What Is a 529 Savings Plan?
A 529 savings plan is a tax-advantaged method of saving for future education expenses authorized by Section 529 of the Internal Revenue Code. Legally known as “qualified tuition plans,” 529 savings plans are sponsored by states, state agencies, or educational institutions, and may be used to cover a recipient’s tuition, room, board, books, computers, and other expenses.
Plan holders can use the funds to pay for qualified college expenses, K to 12 tuition expenses, and apprenticeship program expenses. Plan holders can also use the funds to pay for up to $10,000 of student loan debt.
- A 529 savings plan are "qualified tuition plans", a tax-advantaged way to save for education expenses.
- The two different kinds of 529 plans are prepaid tuition plans and college savings plans.
- Originally designed to pay for post-secondary education costs, the 529 savings plan was expanded by the Tax Cuts and Jobs Act to cover certain costs associated with K to 12 education.
- The SECURE Act of 2019 expanded 529 savings plans to cover additional qualified expenses and debts.
Understanding 529 Savings Plans
A 529 savings plan enables an account holder to save money on behalf of a beneficiary. The beneficiary could be a child, grandchild, spouse, or even the account holder. Non-relatives can also establish a 529 savings plan for a designated beneficiary.
The money contributed to a 529 savings account may be invested in equity or fixed-income mutual funds, as well as money market funds, exchange-traded funds (ETFs), and principal-protected bank products. In most cases, the earnings are not subject to federal or state taxes, provided the money is used only for qualified education expenses. The plans are open to both adults and children beneficiaries.
Each U.S. state has its own 529 savings plans, replete with a unique set of features. Individuals living in all states may open a 529 plan, but the plan does not have to be in the account holder's or the designated beneficiary's state of residence.

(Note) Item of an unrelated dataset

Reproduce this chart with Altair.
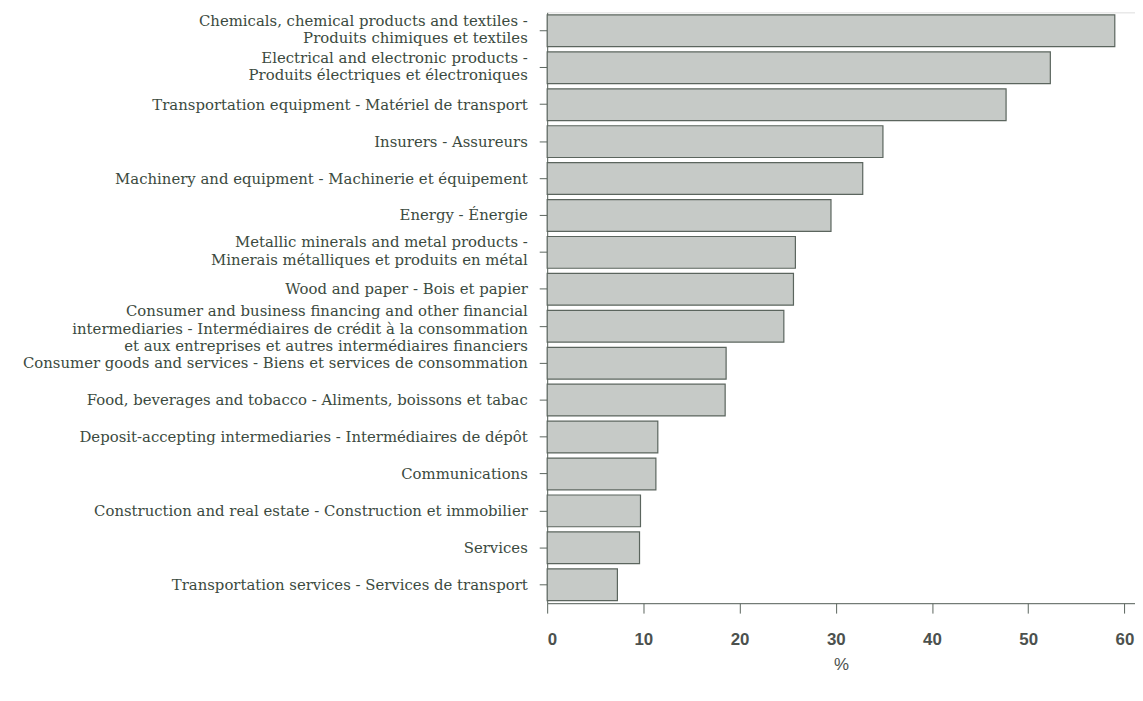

Types of 529 Savings Plans
There are two different kinds of 529 plans: prepaid tuition plans and savings plans. All fifty states and the District of Columbia sponsor at least one type of 529 plan.
Prepaid Tuition Plans
Some private universities participate in prepaid tuition plans. With prepaid tuition plans, the account holder buys credits at participating colleges and universities, covering future tuition costs, but locking them in at current prices. Typically offered by in-state, public academic institutions, prepaid tuition plans usually can not be used for future room and board and other ancillary expenses. The federal government does not guarantee prepaid plans. Only certain state governments guarantee the money paid into plans they sponsor, which account holders may lose if the underlying investments experience a drop in value.
Savings plans let account holders open an investment account to save for the beneficiary’s future qualified higher education, which includes room and board, as well as the tuition fees. College savings plan accounts generally apply to any university, including non-U.S. institutions of higher learning.
In 2017, the Tax Cuts and Jobs Act (TCJA) expanded the expenses allowed under 529 savings plans. Plan holders can use $10,000 per year tax-free from 529 accounts to pay for K to 12 education tuition and other qualified expenses. The SECURE Act of 2019 expanded 529 plans even further, allowing participants to use the funds to pay for certain expenses associated with registered apprenticeship programs. Additionally, the SECURE Act allows plan holders to use up to $10,000 to pay the principal and/or interest on the beneficiary's qualified student loan debt.
It’s important to recognize that fees associated with 529 plans may lower returns and that fees may vary depending on whether the type of 529 plan in question is a savings plan or prepaid tuition plan. Therefore, it is incumbent on account holders to investigate the fee structure before setting up either plan, in order to fully understand the terms of each investment option. Both plans may charge application fees and ongoing administrative fees.